Data block.
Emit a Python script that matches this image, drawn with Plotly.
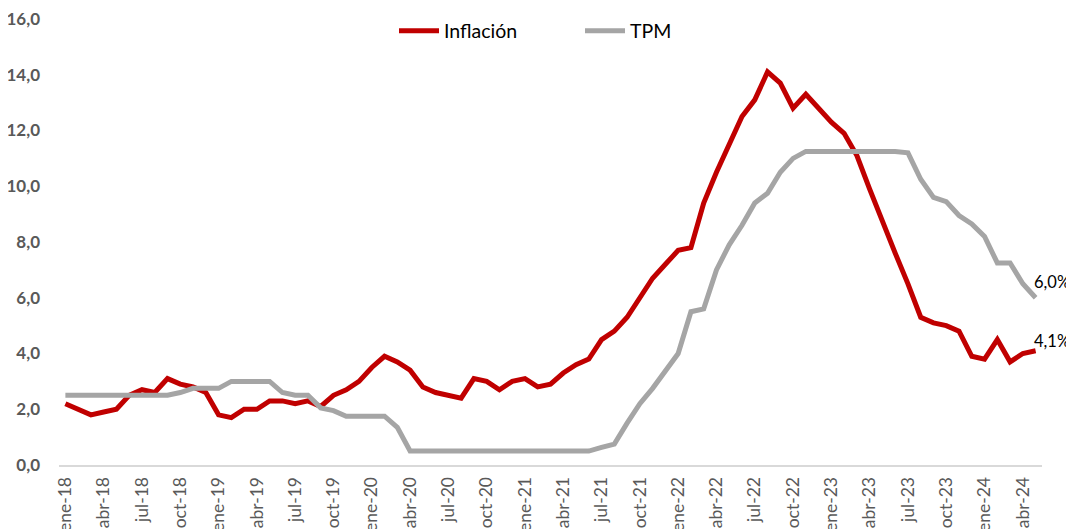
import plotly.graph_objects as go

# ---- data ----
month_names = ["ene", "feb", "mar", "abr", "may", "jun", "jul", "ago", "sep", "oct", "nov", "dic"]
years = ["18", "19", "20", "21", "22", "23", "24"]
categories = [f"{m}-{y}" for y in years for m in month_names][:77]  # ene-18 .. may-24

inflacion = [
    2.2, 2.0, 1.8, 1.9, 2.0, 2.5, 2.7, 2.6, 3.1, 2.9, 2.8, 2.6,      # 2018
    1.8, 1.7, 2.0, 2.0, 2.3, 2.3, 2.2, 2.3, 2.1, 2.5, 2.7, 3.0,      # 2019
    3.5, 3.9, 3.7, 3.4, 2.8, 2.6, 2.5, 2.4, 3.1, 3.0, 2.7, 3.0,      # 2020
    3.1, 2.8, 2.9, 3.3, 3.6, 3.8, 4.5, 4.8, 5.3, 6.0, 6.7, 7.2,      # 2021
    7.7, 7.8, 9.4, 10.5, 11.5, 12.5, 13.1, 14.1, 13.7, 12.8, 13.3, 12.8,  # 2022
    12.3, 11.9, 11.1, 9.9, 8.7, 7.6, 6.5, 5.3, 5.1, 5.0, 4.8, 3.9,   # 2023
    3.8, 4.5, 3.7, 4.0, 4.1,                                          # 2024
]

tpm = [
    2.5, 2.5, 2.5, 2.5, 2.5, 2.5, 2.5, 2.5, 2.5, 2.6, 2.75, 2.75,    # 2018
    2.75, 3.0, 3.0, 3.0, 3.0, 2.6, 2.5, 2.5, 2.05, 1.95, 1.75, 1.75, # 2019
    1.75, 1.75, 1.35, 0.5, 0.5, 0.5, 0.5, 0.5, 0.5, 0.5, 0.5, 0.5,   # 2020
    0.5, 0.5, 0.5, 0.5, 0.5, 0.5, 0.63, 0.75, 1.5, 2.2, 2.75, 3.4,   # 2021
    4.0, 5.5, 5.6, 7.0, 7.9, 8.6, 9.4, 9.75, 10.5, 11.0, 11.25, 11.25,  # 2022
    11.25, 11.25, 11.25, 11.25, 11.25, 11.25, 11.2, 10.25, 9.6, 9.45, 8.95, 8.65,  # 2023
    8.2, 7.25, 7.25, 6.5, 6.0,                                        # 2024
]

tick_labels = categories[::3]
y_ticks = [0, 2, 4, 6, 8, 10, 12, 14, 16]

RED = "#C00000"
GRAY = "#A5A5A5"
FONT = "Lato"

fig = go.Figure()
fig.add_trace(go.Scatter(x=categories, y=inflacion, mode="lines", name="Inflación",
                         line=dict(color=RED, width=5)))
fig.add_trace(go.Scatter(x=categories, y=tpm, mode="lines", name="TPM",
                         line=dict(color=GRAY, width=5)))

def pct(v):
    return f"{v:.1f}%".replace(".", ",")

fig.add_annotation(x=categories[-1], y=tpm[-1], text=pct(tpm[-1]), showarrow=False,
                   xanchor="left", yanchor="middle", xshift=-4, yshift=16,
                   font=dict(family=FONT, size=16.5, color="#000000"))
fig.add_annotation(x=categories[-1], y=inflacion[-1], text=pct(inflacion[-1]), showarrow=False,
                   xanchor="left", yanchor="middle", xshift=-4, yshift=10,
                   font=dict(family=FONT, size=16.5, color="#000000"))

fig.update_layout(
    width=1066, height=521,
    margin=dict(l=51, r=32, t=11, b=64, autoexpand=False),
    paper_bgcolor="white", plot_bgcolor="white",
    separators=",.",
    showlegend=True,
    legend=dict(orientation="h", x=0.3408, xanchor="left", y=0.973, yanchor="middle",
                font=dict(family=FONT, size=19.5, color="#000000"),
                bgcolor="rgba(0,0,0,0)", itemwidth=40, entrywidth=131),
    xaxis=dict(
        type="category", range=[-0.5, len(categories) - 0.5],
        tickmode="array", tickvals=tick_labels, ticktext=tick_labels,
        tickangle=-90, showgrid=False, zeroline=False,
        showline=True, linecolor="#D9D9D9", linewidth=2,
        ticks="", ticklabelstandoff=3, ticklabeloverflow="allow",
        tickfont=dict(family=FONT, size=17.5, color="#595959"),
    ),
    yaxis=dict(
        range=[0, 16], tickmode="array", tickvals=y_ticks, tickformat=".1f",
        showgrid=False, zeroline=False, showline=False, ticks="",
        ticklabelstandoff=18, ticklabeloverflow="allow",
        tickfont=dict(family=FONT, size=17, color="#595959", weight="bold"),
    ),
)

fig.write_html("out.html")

Work instructions.
Restate each line from the start of the listing through the line bearing "ene-18 .. may-24" word for word. Drop the pictures.

Result of this task.
Emit a Python script that matches this image, drawn with Plotly.
import plotly.graph_objects as go

# ---- data ----
month_names = ["ene", "feb", "mar", "abr", "may", "jun", "jul", "ago", "sep", "oct", "nov", "dic"]
years = ["18", "19", "20", "21", "22", "23", "24"]
categories = [f"{m}-{y}" for y in years for m in month_names][:77]  # ene-18 .. may-24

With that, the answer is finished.